Google is also experimenting with attaching links to the text of AI Overviews. You can click the linked text to navigate to relevant websites, as well as browse through the webpages that Google will surface in the new right-side display. So far, Google says early testing has shown “positive” results that have helped drive “higher traffic to publisher sites.”
Other features Google is bringing to AI Overviews in Search Lab include the ability to save an AI Overview, allowing you to revisit the summary when you conduct the same search. Google will also store saved AI Overviews on your Interests page.
Additionally, Google is adding a button that will let you simplify some AI Overviews, which it previewed earlier this year. Both of these features are available within the “AI Overviews and more” experiment in Search Labs for English queries in the US.

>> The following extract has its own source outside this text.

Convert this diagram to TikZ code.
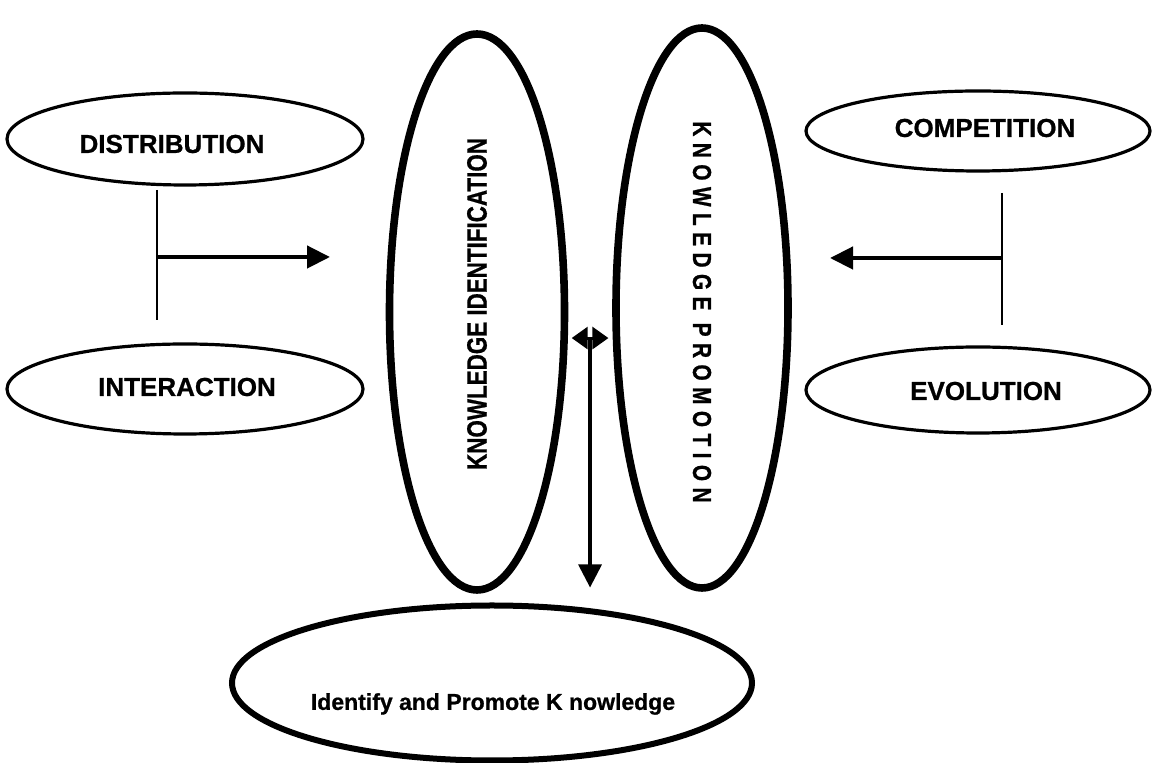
\documentclass[tikz,border=0pt]{standalone}
\usepackage{fontspec}
\setmainfont{Liberation Sans}
\newfontfamily\heavy[FakeBold=0.8]{Liberation Sans Bold}
\newfontfamily\spacedheavy[LetterSpace=31,FakeBold=1]{Liberation Sans Bold}
\usetikzlibrary{shapes.geometric,arrows.meta,calc}

\tikzset{
  blob/.style={draw=black, ellipse, inner sep=0pt, line width=1.6pt},
  pillar/.style={draw=black, ellipse, inner sep=0pt, line width=3.8pt},
  goalblob/.style={draw=black, ellipse, inner sep=0pt, line width=3pt},
  lbl/.style={inner sep=0pt, font=\heavy\fontsize{13}{15}\selectfont},
  bar/.style={line width=1.3pt},
  feed/.style={line width=2.2pt, -{Triangle[length=11.5pt,width=11pt]}},
  link/.style={line width=1.5pt, shorten <=1.9pt, shorten >=1.9pt,
    {Triangle[length=8pt,width=11pt]}-{Triangle[length=8pt,width=11pt]}},
  drop/.style={line width=1.6pt, -{Triangle[length=11.5pt,width=11.5pt]}}
}

\begin{document}
\begin{tikzpicture}[x=0.5pt,y=-0.5pt]
  \path[use as bounding box] (0,0) rectangle (1152,763);

  % left pair of factors
  \node[blob, minimum width=178pt, minimum height=46pt] (dist) at (185,139) {};
  \node[lbl] (distT) at (172,144) {DISTRIBUTION};
  \node[blob, minimum width=178pt, minimum height=45pt] (inter) at (185,389) {};
  \node[lbl] (interT) at (187,387) {INTERACTION};

  % right pair of factors
  \node[blob, minimum width=172pt, minimum height=40pt] (comp) at (978,131) {};
  \node[lbl] (compT) at (985,128) {COMPETITION};
  \node[blob, minimum width=172pt, minimum height=43pt] (evol) at (978,390) {};
  \node[lbl] (evolT) at (986,391) {EVOLUTION};

  % the two central pillars
  \node[pillar, minimum width=87.5pt, minimum height=278pt] (ki) at (477,312) {};
  \node[inner sep=0pt, rotate=90, font=\heavy\fontsize{14}{16}\selectfont] (kiT) at (477,304)
    {\scalebox{0.8}[1]{KNOWLEDGE IDENTIFICATION}};
  \node[pillar, minimum width=86pt, minimum height=280pt] (kp) at (702,308) {};
  \node[inner sep=0pt, rotate=-90, font=\spacedheavy\fontsize{13}{15}\selectfont] (kpT) at (702,312)
    {\scalebox{0.8}[1]{KNOWLEDGE PROMOTION}};

  % outcome
  \node[goalblob, minimum width=260pt, minimum height=77.5pt] (goal) at (492,683) {};
  \node[inner sep=0pt, font=\heavy\fontsize{11.5}{14}\selectfont] (goalT) at (493,704)
    {Identify and Promote K nowledge};

  % left T-connector feeding the identification pillar
  \coordinate (lt) at (157,190);
  \coordinate (lb) at (157,320);
  \coordinate (lm) at (157,257);
  \coordinate (la) at (330,257);
  \draw[bar] (lt) -- (lb);
  \draw[feed] (lm) -- (la);

  % right T-connector feeding the promotion pillar
  \coordinate (rt) at (1002,193);
  \coordinate (rb) at (1002,325);
  \coordinate (rm) at (1002,258);
  \coordinate (ra) at (830,258);
  \draw[bar] (rt) -- (rb);
  \draw[feed] (rm) -- (ra);

  % link between pillars and drop to the outcome
  \coordinate (l) at (ki.-16);
  \coordinate (r) at (l -| kp.west);
  \coordinate (mid) at ($(l)!0.5!(r)$);
  \draw[link] (l) -- (r);
  \draw[drop, shorten >=7.5pt] (mid) -- (mid |- goal.north);
\end{tikzpicture}
\end{document}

After launching AI Overviews in the US in May, Google is bringing the feature to the UK, India, Japan, Indonesia, Mexico, and Brazil. The AI-generated search summaries start rolling out today, with support for the local languages in each country. Here in the US, AI Overviews got off to a rough start, with the feature telling users to put glue on pizza to help the cheese stick and eat rocks. Google has since addressed these issues and has had to manually remove some responses.

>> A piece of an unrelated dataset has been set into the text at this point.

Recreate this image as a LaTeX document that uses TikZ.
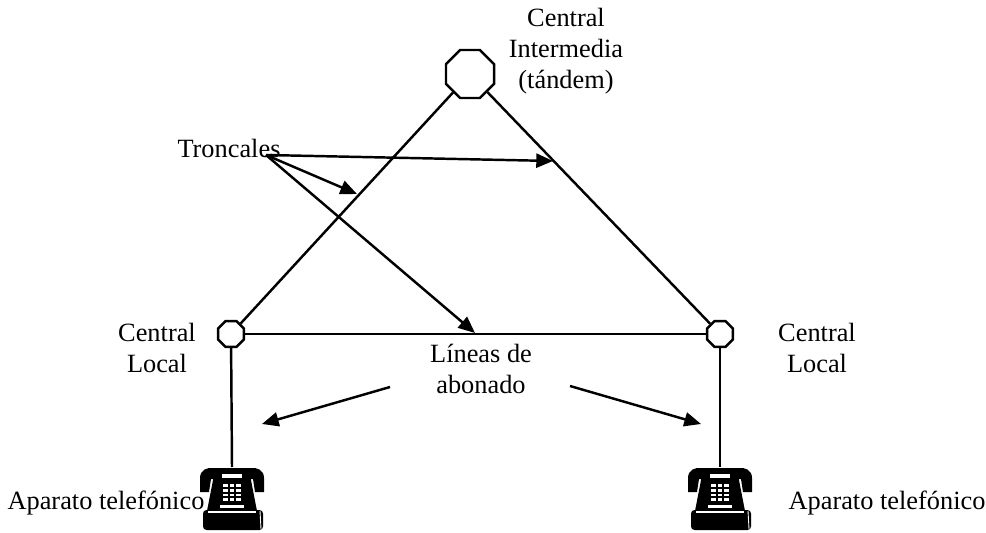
\documentclass[tikz,border=0pt]{standalone}
\usepackage{fontspec}
\setmainfont{Liberation Serif}
\usetikzlibrary{arrows.meta,shapes.geometric}

\tikzset{
  lbl/.style={align=center, inner sep=0pt, font=\fontsize{15}{17.6}\selectfont},
  central/.style={draw, regular polygon, regular polygon sides=8, line width=1.4pt, inner sep=0pt, fill=white},
  enlace/.style={line width=1.4pt},
  flecha/.style={line width=1.4pt, -{Triangle[length=9.5pt,width=8pt]}},
  telefono/.pic={
    % auricular
    \fill[black] (-32,11) .. controls (-32,3) and (-25,0) .. (-18,1) -- (18,1)
      .. controls (25,0) and (32,3) .. (32,11) -- (32,25) -- (23,25) -- (21,12)
      -- (-21,12) -- (-23,25) -- (-32,25) -- cycle;
    % cuerpo
    \fill[black] (-18,8) -- (18,8) -- (25,44) -- (-25,44) -- cycle;
    % base
    \fill[black, rounded corners=2pt] (-29,43) rectangle (31,63);
    \draw[white, line width=0.6pt] (-24,45) -- (24,45);
    \draw[white, line width=0.5pt] (28,44) -- (29,62);
    % pantalla y teclado
    \fill[white] (-10,7) rectangle (10,11);
    \foreach \i in {0,1,2}
      \foreach \j in {0,1,2,3}
        \fill[white] (-9+\i*6.5,17+\j*4.8) rectangle ++(4.5,2.8);
    \fill[white] (-12,37.5) rectangle (12,40.5);
  }
}

\begin{document}
\begin{tikzpicture}[x=0.02cm, y=-0.02cm]
\useasboundingbox (0,0) rectangle (986,533);

% centrales
\node[central, minimum size=1.04cm] (T) at (470,74) {};
\node[central, minimum size=0.56cm] (L) at (231,334) {};
\node[central, minimum size=0.56cm] (R) at (720,334) {};

% puntos de conexion de los aparatos
\coordinate (PL) at (232,467);
\coordinate (PR) at (720,467);

% troncales y lineas de abonado
\draw[enlace] (T) -- (L);
\draw[enlace] (T) -- (R);
\draw[enlace] (L) -- (R);
\draw[enlace] (L) -- (PL);
\draw[enlace] (R) -- (PR);

% textos
\node[lbl] (ci) at (566,51) {Central\\Intermedia\\(tándem)};
\node[lbl] (tr) at (229,148) {Troncales};
\node[lbl] (cl1) at (157,348) {Central\\Local};
\node[lbl] (cl2) at (817,348) {Central\\Local};
\node[lbl] (la) at (481,369) {Líneas de\\abonado};
\node[lbl] (ap1) at (106,503) {Aparato telefónico};
\node[lbl] (ap2) at (887,503) {Aparato telefónico};

% flechas
\coordinate (t0) at (266,155);
\coordinate (t1) at (553,161);
\coordinate (t2) at (357,194);
\coordinate (t3) at (475,333);
\draw[flecha] (t0) -- (t1);
\draw[flecha] (t0) -- (t2);
\draw[flecha] (t0) -- (t3);

\coordinate (a0) at (390,387);
\coordinate (a1) at (262,424);
\coordinate (b0) at (570,386);
\coordinate (b1) at (701,424);
\draw[flecha] (a0) -- (a1);
\draw[flecha] (b0) -- (b1);

% aparatos telefonicos
\pic at (PL) {telefono};
\pic at (PR) {telefono};
\end{tikzpicture}
\end{document}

When asked what Google is doing to help prevent these kinds of answers from appearing in other countries and languages, Hema Budaraju, Google’s senior director of product management for Search, says the company has “rigorous evaluation processes and extensive adversarial testing in every market,” adding that “quality and safety are built into the design” of AI Overviews.
“I don’t know that there is a singular way to do search and answer every question that people have at scale in the world, but we are committed to learning and listening actively,” Budaraju says.